▼
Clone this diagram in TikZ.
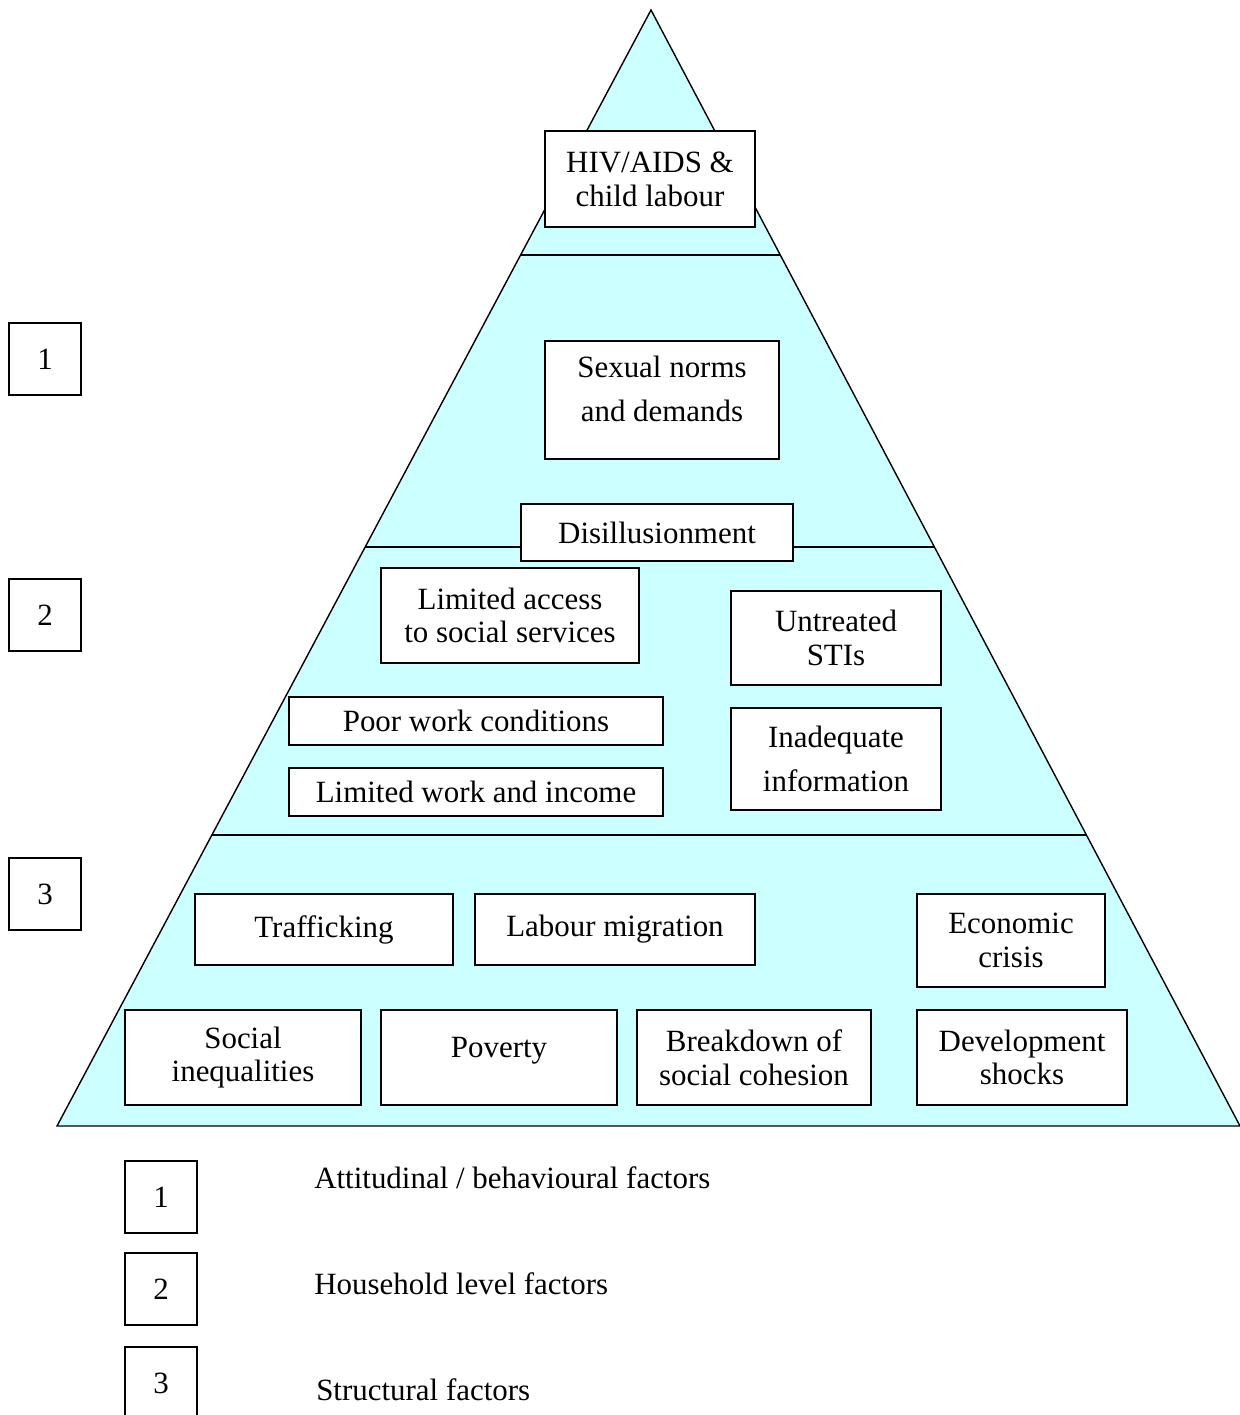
\documentclass[tikz,border=0pt]{standalone}
\usepackage{fontspec}
\setmainfont{Liberation Serif}
\usepackage{tikz}
\usetikzlibrary{calc}
\definecolor{pyramidcyan}{RGB}{204,255,255}

\begin{document}
\begin{tikzpicture}[
            x=0.025cm, y=-0.025cm,
            factor box/.style={rectangle,draw,fill=white,line width=1pt,align=center,inner sep=2pt,font=\fontsize{22}{24}\selectfont},
            level box/.style={rectangle,draw,fill=white,line width=1pt,minimum width=1.8cm,minimum height=1.8cm,font=\fontsize{22}{24}\selectfont},
            legend text/.style={anchor=west,inner sep=0pt,font=\fontsize{22}{24}\selectfont},
            band line/.style={draw,line width=1pt},
        ]
            \useasboundingbox (0,0) rectangle (1240,1415);

            % pyramid
            \coordinate (apex) at (651,10);
            \coordinate (bl) at (57,1126);
            \coordinate (br) at (1240,1126);
            \draw[fill=pyramidcyan,line width=1pt,line join=miter] (apex) -- (br) -- (bl) -- cycle;
            \draw[band line] ($(apex)!0.2195!(bl)$) -- ($(apex)!0.2195!(br)$);
            \draw[band line] ($(apex)!0.4812!(bl)$) -- ($(apex)!0.4812!(br)$);
            \draw[band line] ($(apex)!0.7392!(bl)$) -- ($(apex)!0.7392!(br)$);

            % top
            \node[factor box, minimum width=5.25cm, minimum height=2.4cm] (hiv) at (650,179) {HIV/AIDS \&\\child labour};

            % level 1
            \node[factor box, minimum width=5.85cm, minimum height=2.95cm] (sexual) at (662,400) {Sexual norms\\[0.25cm]and demands\\[-0.3cm]~};
            \node[factor box, minimum width=6.8cm, minimum height=1.425cm] (disill) at (657,532.5) {Disillusionment};

            % level 2
            \node[factor box, minimum width=6.45cm, minimum height=2.375cm] (access) at (510,615.5) {Limited access\\to social services};
            \node[factor box, minimum width=5.25cm, minimum height=2.35cm] (stis) at (836,638) {Untreated\\STIs};
            \node[factor box, minimum width=9.35cm, minimum height=1.2cm] (poorwork) at (476,721) {Poor work conditions};
            \node[factor box, minimum width=9.35cm, minimum height=1.2cm] (income) at (476,792) {Limited work and income};
            \node[factor box, minimum width=5.25cm, minimum height=2.55cm] (info) at (836,759) {Inadequate\\[0.25cm]information};

            % level 3
            \node[factor box, minimum width=6.45cm, minimum height=1.775cm] (trafficking) at (324,929.5) {Trafficking};
            \node[factor box, minimum width=7.0cm, minimum height=1.775cm] (migration) at (615,929.5) {Labour migration};
            \node[factor box, minimum width=4.7cm, minimum height=2.325cm] (crisis) at (1011,940.5) {Economic\\crisis};
            \node[factor box, minimum width=5.9cm, minimum height=2.375cm] (inequal) at (243,1057.5) {Social\\inequalities};
            \node[factor box, minimum width=5.9cm, minimum height=2.375cm] (poverty) at (499,1057.5) {Poverty\\[-0.35cm]~};
            \node[factor box, minimum width=5.85cm, minimum height=2.375cm] (cohesion) at (754,1057.5) {Breakdown of\\social cohesion};
            \node[factor box, minimum width=5.25cm, minimum height=2.375cm] (shocks) at (1022,1057.5) {Development\\shocks};

            % level numbers
            \node[level box] (level1) at (45,359) {1};
            \node[level box] (level2) at (45,615) {2};
            \node[level box] (level3) at (45,894) {3};

            % legend
            \node[level box] (key1) at (161,1197) {1};
            \node[level box] (key2) at (161,1289) {2};
            \node[level box] (key3) at (161,1383) {3};
            \node[legend text] (key1_text) at (314,1178) {Attitudinal / behavioural factors};
            \node[legend text] (key2_text) at (314,1284) {Household level factors};
            \node[legend text] (key3_text) at (316,1390) {Structural factors};
        \end{tikzpicture}
\end{document}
▲
Pictures are excluded: retype only the lines from the beginning of the listing above through the line with "(0,0) rectangle (1240,1415);", both included.

> FULL OUTPUT:
Clone this diagram in TikZ.
\documentclass[tikz,border=0pt]{standalone}
\usepackage{fontspec}
\setmainfont{Liberation Serif}
\usepackage{tikz}
\usetikzlibrary{calc}
\definecolor{pyramidcyan}{RGB}{204,255,255}

\begin{document}
\begin{tikzpicture}[
            x=0.025cm, y=-0.025cm,
            factor box/.style={rectangle,draw,fill=white,line width=1pt,align=center,inner sep=2pt,font=\fontsize{22}{24}\selectfont},
            level box/.style={rectangle,draw,fill=white,line width=1pt,minimum width=1.8cm,minimum height=1.8cm,font=\fontsize{22}{24}\selectfont},
            legend text/.style={anchor=west,inner sep=0pt,font=\fontsize{22}{24}\selectfont},
            band line/.style={draw,line width=1pt},
        ]
            \useasboundingbox (0,0) rectangle (1240,1415);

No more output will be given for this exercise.